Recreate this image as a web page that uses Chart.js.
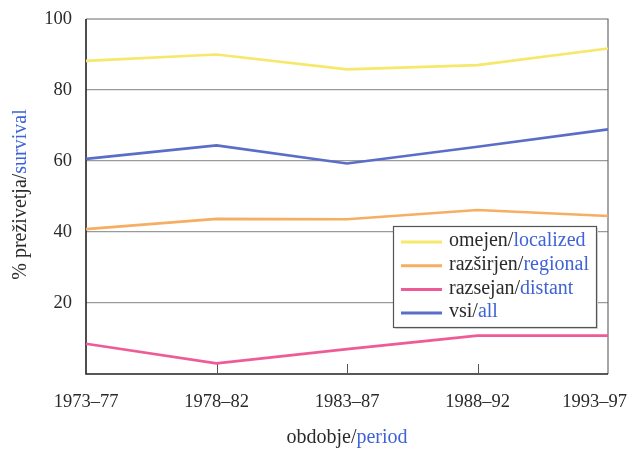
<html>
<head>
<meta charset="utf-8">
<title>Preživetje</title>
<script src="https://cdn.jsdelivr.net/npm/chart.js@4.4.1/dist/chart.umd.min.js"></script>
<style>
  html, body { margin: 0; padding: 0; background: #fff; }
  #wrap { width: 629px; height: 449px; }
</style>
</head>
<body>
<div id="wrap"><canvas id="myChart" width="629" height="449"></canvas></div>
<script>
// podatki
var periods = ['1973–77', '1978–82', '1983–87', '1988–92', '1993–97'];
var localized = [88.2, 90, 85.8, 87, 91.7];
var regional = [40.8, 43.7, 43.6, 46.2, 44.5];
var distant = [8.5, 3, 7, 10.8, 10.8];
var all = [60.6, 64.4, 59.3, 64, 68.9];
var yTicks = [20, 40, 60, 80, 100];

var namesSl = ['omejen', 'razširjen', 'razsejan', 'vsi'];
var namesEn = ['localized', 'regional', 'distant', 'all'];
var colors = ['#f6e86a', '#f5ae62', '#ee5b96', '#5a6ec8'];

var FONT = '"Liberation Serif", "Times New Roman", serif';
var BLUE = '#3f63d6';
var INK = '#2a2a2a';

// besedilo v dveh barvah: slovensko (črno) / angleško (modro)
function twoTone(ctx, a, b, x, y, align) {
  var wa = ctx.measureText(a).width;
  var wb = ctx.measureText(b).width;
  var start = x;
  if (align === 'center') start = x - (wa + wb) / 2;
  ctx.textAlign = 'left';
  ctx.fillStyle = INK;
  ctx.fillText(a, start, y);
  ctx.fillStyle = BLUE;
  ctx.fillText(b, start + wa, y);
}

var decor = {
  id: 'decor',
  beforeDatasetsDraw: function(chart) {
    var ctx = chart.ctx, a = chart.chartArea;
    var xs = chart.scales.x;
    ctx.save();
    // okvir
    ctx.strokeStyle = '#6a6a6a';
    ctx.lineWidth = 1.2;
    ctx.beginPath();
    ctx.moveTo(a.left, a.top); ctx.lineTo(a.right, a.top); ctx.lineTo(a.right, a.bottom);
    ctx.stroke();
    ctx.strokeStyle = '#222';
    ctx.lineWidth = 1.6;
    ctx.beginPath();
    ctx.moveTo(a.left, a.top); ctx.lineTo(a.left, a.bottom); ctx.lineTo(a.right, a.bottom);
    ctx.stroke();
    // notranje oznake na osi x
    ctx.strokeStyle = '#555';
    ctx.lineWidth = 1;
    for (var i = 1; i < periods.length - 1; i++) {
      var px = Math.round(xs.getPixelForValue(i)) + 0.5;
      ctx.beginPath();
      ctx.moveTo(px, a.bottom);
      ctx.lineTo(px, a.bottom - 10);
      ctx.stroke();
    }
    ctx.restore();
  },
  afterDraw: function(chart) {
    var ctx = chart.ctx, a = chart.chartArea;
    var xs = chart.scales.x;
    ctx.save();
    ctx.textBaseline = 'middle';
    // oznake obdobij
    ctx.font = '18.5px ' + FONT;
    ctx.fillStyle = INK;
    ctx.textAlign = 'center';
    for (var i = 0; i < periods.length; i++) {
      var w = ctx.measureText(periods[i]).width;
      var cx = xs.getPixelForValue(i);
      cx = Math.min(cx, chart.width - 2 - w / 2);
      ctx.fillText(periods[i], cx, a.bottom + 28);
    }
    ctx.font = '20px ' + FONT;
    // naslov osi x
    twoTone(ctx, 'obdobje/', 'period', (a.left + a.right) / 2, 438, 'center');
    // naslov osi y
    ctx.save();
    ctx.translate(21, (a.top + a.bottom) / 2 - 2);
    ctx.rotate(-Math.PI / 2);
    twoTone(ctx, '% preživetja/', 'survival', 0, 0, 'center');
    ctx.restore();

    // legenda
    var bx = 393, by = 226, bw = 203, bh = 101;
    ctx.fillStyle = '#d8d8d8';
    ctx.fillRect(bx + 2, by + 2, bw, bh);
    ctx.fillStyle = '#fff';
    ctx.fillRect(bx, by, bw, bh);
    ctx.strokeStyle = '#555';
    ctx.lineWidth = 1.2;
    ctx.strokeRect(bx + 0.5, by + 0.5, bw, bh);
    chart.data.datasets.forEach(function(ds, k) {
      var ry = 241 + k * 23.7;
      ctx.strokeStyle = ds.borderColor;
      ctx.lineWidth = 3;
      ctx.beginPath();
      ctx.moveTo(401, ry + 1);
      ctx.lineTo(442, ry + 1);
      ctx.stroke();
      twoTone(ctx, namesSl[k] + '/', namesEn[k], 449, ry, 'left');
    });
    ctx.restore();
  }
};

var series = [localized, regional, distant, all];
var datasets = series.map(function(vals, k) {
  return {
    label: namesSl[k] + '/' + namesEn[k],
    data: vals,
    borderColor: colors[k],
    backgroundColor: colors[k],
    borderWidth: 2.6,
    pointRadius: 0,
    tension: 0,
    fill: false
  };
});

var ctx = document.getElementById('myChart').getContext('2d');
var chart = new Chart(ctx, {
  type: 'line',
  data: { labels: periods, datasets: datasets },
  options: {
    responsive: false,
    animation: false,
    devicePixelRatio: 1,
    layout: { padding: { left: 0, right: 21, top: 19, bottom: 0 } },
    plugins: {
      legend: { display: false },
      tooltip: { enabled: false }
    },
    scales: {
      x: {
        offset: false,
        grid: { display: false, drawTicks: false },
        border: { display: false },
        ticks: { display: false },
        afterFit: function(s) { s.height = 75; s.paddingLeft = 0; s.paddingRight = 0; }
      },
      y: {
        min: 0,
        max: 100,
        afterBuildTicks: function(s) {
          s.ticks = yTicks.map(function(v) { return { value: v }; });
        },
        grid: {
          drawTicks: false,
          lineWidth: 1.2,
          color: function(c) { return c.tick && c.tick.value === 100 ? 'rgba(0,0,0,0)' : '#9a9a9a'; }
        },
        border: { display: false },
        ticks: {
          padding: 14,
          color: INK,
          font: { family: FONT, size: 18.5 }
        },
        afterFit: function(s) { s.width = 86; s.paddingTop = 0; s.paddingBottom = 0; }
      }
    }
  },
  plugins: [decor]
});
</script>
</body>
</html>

____

- **EXERCISE BRIEF**: Return the full material word for word. Do not include the pictures.

- **OUTPUT BELOW**:
Recreate this image as a web page that uses Chart.js.
<html>
<head>
<meta charset="utf-8">
<title>Preživetje</title>
<script src="https://cdn.jsdelivr.net/npm/chart.js@4.4.1/dist/chart.umd.min.js"></script>
<style>
  html, body { margin: 0; padding: 0; background: #fff; }
  #wrap { width: 629px; height: 449px; }
</style>
</head>
<body>
<div id="wrap"><canvas id="myChart" width="629" height="449"></canvas></div>
<script>
// podatki
var periods = ['1973–77', '1978–82', '1983–87', '1988–92', '1993–97'];
var localized = [88.2, 90, 85.8, 87, 91.7];
var regional = [40.8, 43.7, 43.6, 46.2, 44.5];
var distant = [8.5, 3, 7, 10.8, 10.8];
var all = [60.6, 64.4, 59.3, 64, 68.9];
var yTicks = [20, 40, 60, 80, 100];

var namesSl = ['omejen', 'razširjen', 'razsejan', 'vsi'];
var namesEn = ['localized', 'regional', 'distant', 'all'];
var colors = ['#f6e86a', '#f5ae62', '#ee5b96', '#5a6ec8'];

var FONT = '"Liberation Serif", "Times New Roman", serif';
var BLUE = '#3f63d6';
var INK = '#2a2a2a';

// besedilo v dveh barvah: slovensko (črno) / angleško (modro)
function twoTone(ctx, a, b, x, y, align) {
  var wa = ctx.measureText(a).width;
  var wb = ctx.measureText(b).width;
  var start = x;
  if (align === 'center') start = x - (wa + wb) / 2;
  ctx.textAlign = 'left';
  ctx.fillStyle = INK;
  ctx.fillText(a, start, y);
  ctx.fillStyle = BLUE;
  ctx.fillText(b, start + wa, y);
}

var decor = {
  id: 'decor',
  beforeDatasetsDraw: function(chart) {
    var ctx = chart.ctx, a = chart.chartArea;
    var xs = chart.scales.x;
    ctx.save();
    // okvir
    ctx.strokeStyle = '#6a6a6a';
    ctx.lineWidth = 1.2;
    ctx.beginPath();
    ctx.moveTo(a.left, a.top); ctx.lineTo(a.right, a.top); ctx.lineTo(a.right, a.bottom);
    ctx.stroke();
    ctx.strokeStyle = '#222';
    ctx.lineWidth = 1.6;
    ctx.beginPath();
    ctx.moveTo(a.left, a.top); ctx.lineTo(a.left, a.bottom); ctx.lineTo(a.right, a.bottom);
    ctx.stroke();
    // notranje oznake na osi x
    ctx.strokeStyle = '#555';
    ctx.lineWidth = 1;
    for (var i = 1; i < periods.length - 1; i++) {
      var px = Math.round(xs.getPixelForValue(i)) + 0.5;
      ctx.beginPath();
      ctx.moveTo(px, a.bottom);
      ctx.lineTo(px, a.bottom - 10);
      ctx.stroke();
    }
    ctx.restore();
  },
  afterDraw: function(chart) {
    var ctx = chart.ctx, a = chart.chartArea;
    var xs = chart.scales.x;
    ctx.save();
    ctx.textBaseline = 'middle';
    // oznake obdobij
    ctx.font = '18.5px ' + FONT;
    ctx.fillStyle = INK;
    ctx.textAlign = 'center';
    for (var i = 0; i < periods.length; i++) {
      var w = ctx.measureText(periods[i]).width;
      var cx = xs.getPixelForValue(i);
      cx = Math.min(cx, chart.width - 2 - w / 2);
      ctx.fillText(periods[i], cx, a.bottom + 28);
    }
    ctx.font = '20px ' + FONT;
    // naslov osi x
    twoTone(ctx, 'obdobje/', 'period', (a.left + a.right) / 2, 438, 'center');
    // naslov osi y
    ctx.save();
    ctx.translate(21, (a.top + a.bottom) / 2 - 2);
    ctx.rotate(-Math.PI / 2);
    twoTone(ctx, '% preživetja/', 'survival', 0, 0, 'center');
    ctx.restore();

    // legenda
    var bx = 393, by = 226, bw = 203, bh = 101;
    ctx.fillStyle = '#d8d8d8';
    ctx.fillRect(bx + 2, by + 2, bw, bh);
    ctx.fillStyle = '#fff';
    ctx.fillRect(bx, by, bw, bh);
    ctx.strokeStyle = '#555';
    ctx.lineWidth = 1.2;
    ctx.strokeRect(bx + 0.5, by + 0.5, bw, bh);
    chart.data.datasets.forEach(function(ds, k) {
      var ry = 241 + k * 23.7;
      ctx.strokeStyle = ds.borderColor;
      ctx.lineWidth = 3;
      ctx.beginPath();
      ctx.moveTo(401, ry + 1);
      ctx.lineTo(442, ry + 1);
      ctx.stroke();
      twoTone(ctx, namesSl[k] + '/', namesEn[k], 449, ry, 'left');
    });
    ctx.restore();
  }
};

var series = [localized, regional, distant, all];
var datasets = series.map(function(vals, k) {
  return {
    label: namesSl[k] + '/' + namesEn[k],
    data: vals,
    borderColor: colors[k],
    backgroundColor: colors[k],
    borderWidth: 2.6,
    pointRadius: 0,
    tension: 0,
    fill: false
  };
});

var ctx = document.getElementById('myChart').getContext('2d');
var chart = new Chart(ctx, {
  type: 'line',
  data: { labels: periods, datasets: datasets },
  options: {
    responsive: false,
    animation: false,
    devicePixelRatio: 1,
    layout: { padding: { left: 0, right: 21, top: 19, bottom: 0 } },
    plugins: {
      legend: { display: false },
      tooltip: { enabled: false }
    },
    scales: {
      x: {
        offset: false,
        grid: { display: false, drawTicks: false },
        border: { display: false },
        ticks: { display: false },
        afterFit: function(s) { s.height = 75; s.paddingLeft = 0; s.paddingRight = 0; }
      },
      y: {
        min: 0,
        max: 100,
        afterBuildTicks: function(s) {
          s.ticks = yTicks.map(function(v) { return { value: v }; });
        },
        grid: {
          drawTicks: false,
          lineWidth: 1.2,
          color: function(c) { return c.tick && c.tick.value === 100 ? 'rgba(0,0,0,0)' : '#9a9a9a'; }
        },
        border: { display: false },
        ticks: {
          padding: 14,
          color: INK,
          font: { family: FONT, size: 18.5 }
        },
        afterFit: function(s) { s.width = 86; s.paddingTop = 0; s.paddingBottom = 0; }
      }
    }
  },
  plugins: [decor]
});
</script>
</body>
</html>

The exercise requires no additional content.